Il risultato, secondo gli advisor, i tecnici incaricati dalla giunta di analizzare la situazione di En.Cor, è stato “una situazione di deficit cronico dal punto di vista economico. I ricavi non sono mai stati sufficienti per coprire integralmente i costi di gestione, né gli interessi sugli investimenti realizzati”.

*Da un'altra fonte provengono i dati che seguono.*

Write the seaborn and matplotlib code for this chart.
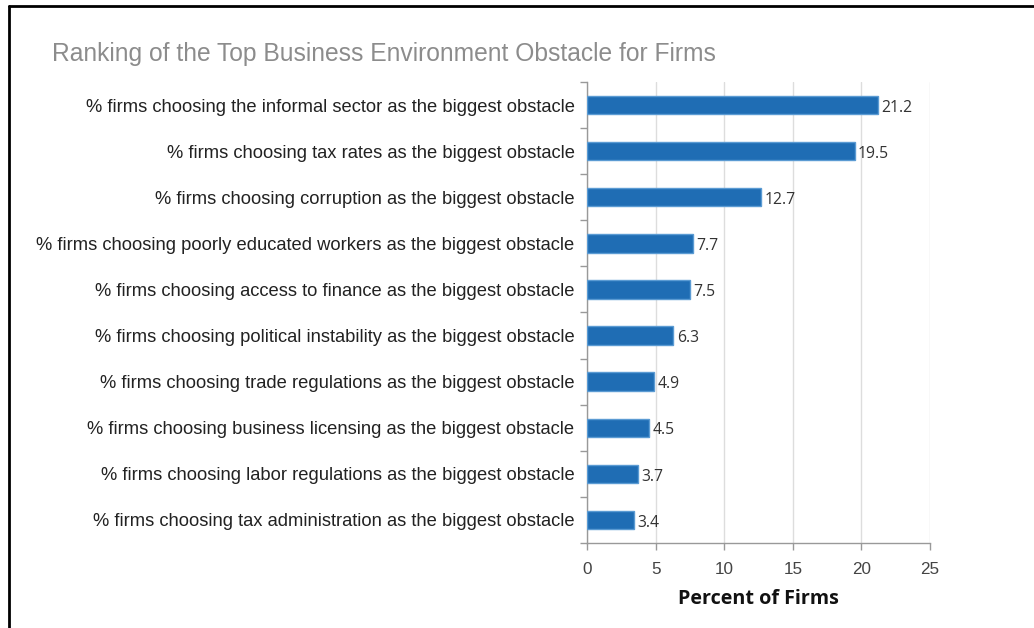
import numpy as np
import pandas as pd
import matplotlib
matplotlib.use('Agg')
import matplotlib.pyplot as plt
import seaborn as sns

# ─── Data ─────────────────────────────────────────────────────────────────────

obstacles = [
    "% firms choosing the informal sector as the biggest obstacle",
    "% firms choosing tax rates as the biggest obstacle",
    "% firms choosing corruption as the biggest obstacle",
    "% firms choosing poorly educated workers as the biggest obstacle",
    "% firms choosing access to finance as the biggest obstacle",
    "% firms choosing political instability as the biggest obstacle",
    "% firms choosing trade regulations as the biggest obstacle",
    "% firms choosing business licensing as the biggest obstacle",
    "% firms choosing labor regulations as the biggest obstacle",
    "% firms choosing tax administration as the biggest obstacle",
]
percent = [21.2, 19.5, 12.7, 7.7, 7.5, 6.3, 4.9, 4.5, 3.7, 3.4]
x_ticks = [0, 5, 10, 15, 20, 25]

df = pd.DataFrame({'obstacle': obstacles, 'percent': percent})

# ─── Plot ─────────────────────────────────────────────────────────────────────

sns.set_style('white')
plt.rcParams['font.family'] = ['Liberation Sans', 'DejaVu Sans']

fig = plt.figure(figsize=(10.34, 6.28), dpi=100)
ax = fig.add_axes([0.5677, 0.1354, 0.3317, 0.734])

sns.barplot(data=df, x='percent', y='obstacle', orient='h', width=0.4,
            color='#1f6db4', edgecolor='#5b9bd3', linewidth=1.0,
            saturation=1, ax=ax, zorder=3)

for i, v in enumerate(percent):
    ax.text(v + 0.25, i + 0.06, f'{v}', va='center', ha='left', fontsize=11.3,
            color='#333333', family=['Open Sans', 'DejaVu Sans'])

ax.set_xlim(0, 25)
ax.set_ylim(len(obstacles) - 0.5, -0.5)
ax.set_xticks(x_ticks)
ax.set_xticklabels([str(t) for t in x_ticks], fontsize=12.3, color='#444444')
ax.tick_params(axis='x', length=5, width=1, color='#999999', pad=9, direction='out', bottom=True)
ax.tick_params(axis='y', which='major', length=0, pad=9, labelsize=13.2, labelcolor='#222222')
ax.set_yticks(np.arange(len(obstacles) + 1) - 0.5, minor=True)
ax.tick_params(axis='y', which='minor', length=5, width=1, color='#999999', left=True)

ax.grid(axis='x', color='#dddddd', linewidth=1, zorder=0)
ax.set_axisbelow(True)
for s in ['top', 'right']:
    ax.spines[s].set_visible(False)
for s in ['left', 'bottom']:
    ax.spines[s].set_color('#999999')
    ax.spines[s].set_linewidth(1)

ax.set_ylabel('')
ax.set_xlabel('Percent of Firms', fontsize=14.2, fontweight='bold', color='#111111',
              family=['Open Sans', 'DejaVu Sans'], labelpad=8)

fig.text(52 / 1034, 1 - 54 / 628, 'Ranking of the Top Business Environment Obstacle for Firms',
         fontsize=17.7, color='#8c8c8c', va='center', ha='left')

# frame lines of the original screenshot (top and left edge)
fig.add_artist(plt.Line2D([9 / 1034, 1], [1 - 6 / 628, 1 - 6 / 628], color='black', linewidth=2))
fig.add_artist(plt.Line2D([9 / 1034, 9 / 1034], [0, 1 - 6 / 628], color='black', linewidth=2))

fig.savefig('out.png', dpi=100)
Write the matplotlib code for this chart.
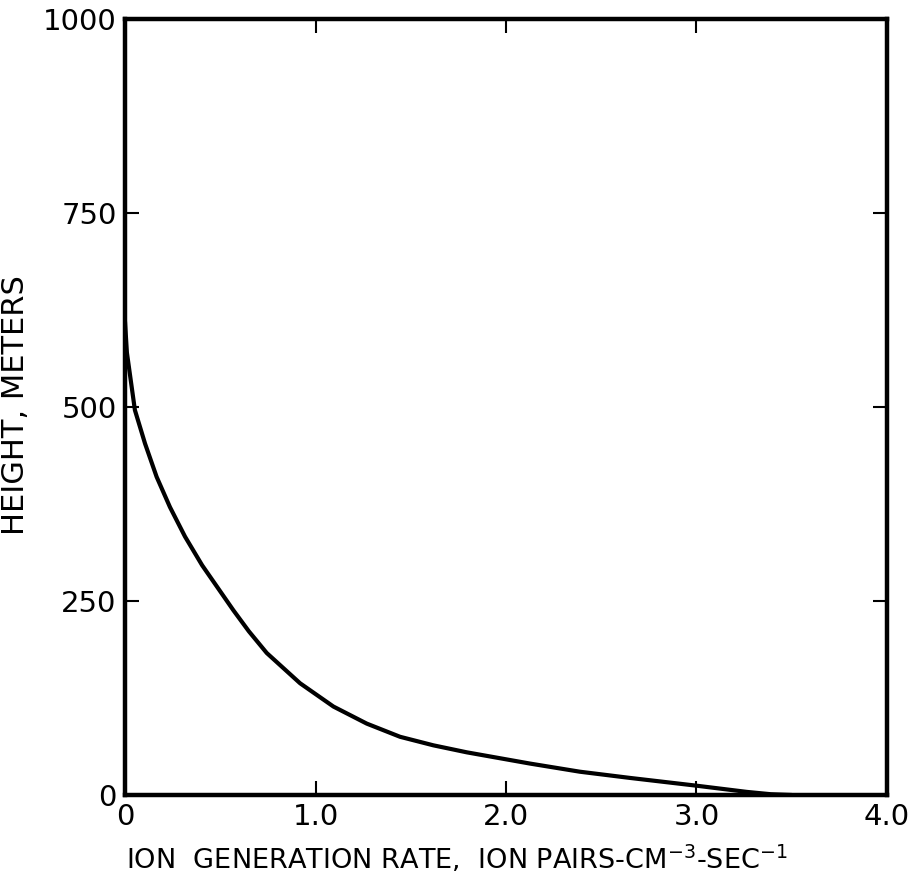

Situazione aggravata dalla mancanza di trasparenza, motivo per cui uno dei revisori, Noris Gaccioli, decise di dimettersi. Il primo a farlo, perché poi En.Cor mietè molte più vittime. Dopo Giaccioli si dimise anche Luciano Pellegrini, che era al contempo amministratore unico della società e direttore generale del Comune di Correggio, e poi toccò alla Pederzoli, che ha lasciato in queste ore per “conflitto di interessi”. Intanto ci pensò la legge a cambiare di mano la srl: secondo l’articolo 14 del decreto legislativo 78/2010, infatti, i comuni con una popolazione inferiore ai 30.000 abitanti devono mettere in liquidazione le proprie società partecipate qualora queste abbiano riportato perdite in due esercizi. En.Cor, quindi, venne venduta per 202.000 euro agli svizzeri di Armtrade Italia, gruppo Armtrade Holding: cifra calcolata sulla base del valore dell’azienda meno i debiti accumulati. In pratica al prezzo del capitale sociale di En.Cor, più 2.000 euro.
La vendita, però, non imponeva al compratore di farsi carico dei debiti. E ora quei 28 milioni rischiano di ricadere sulle spalle del Comune, e quindi dei cittadini. Il sindaco si dice “sereno”, “perché le lettere di patronage sono decadute. Certo, è un pasticcio”, ammette, ma la colpa è della burocrazia, sono “le norme ad averci sfavoriti. Qualche errore a livello tecnico – decisionale c’è stato, ma è lo Stato che ci ha paralizzati”. I cittadini, invece, parlano di “malagestione”: “La legge è di Bersani, un suo collega di partito, e peraltro impone la vendita solo a fronte di 2 bilanci in perdita. La verità è che l’esperienza è stata condotta da dilettanti allo sbaraglio”. Probabilmente sarà il giudice a decidere chi dovrà risarcire i 28 milioni di euro di En.Cor, ma in ogni caso qualcuno è destinato a rimetterci: “Il Comune ha sbagliato – dicono i cittadini – e rischiamo di essere noi a pagare”.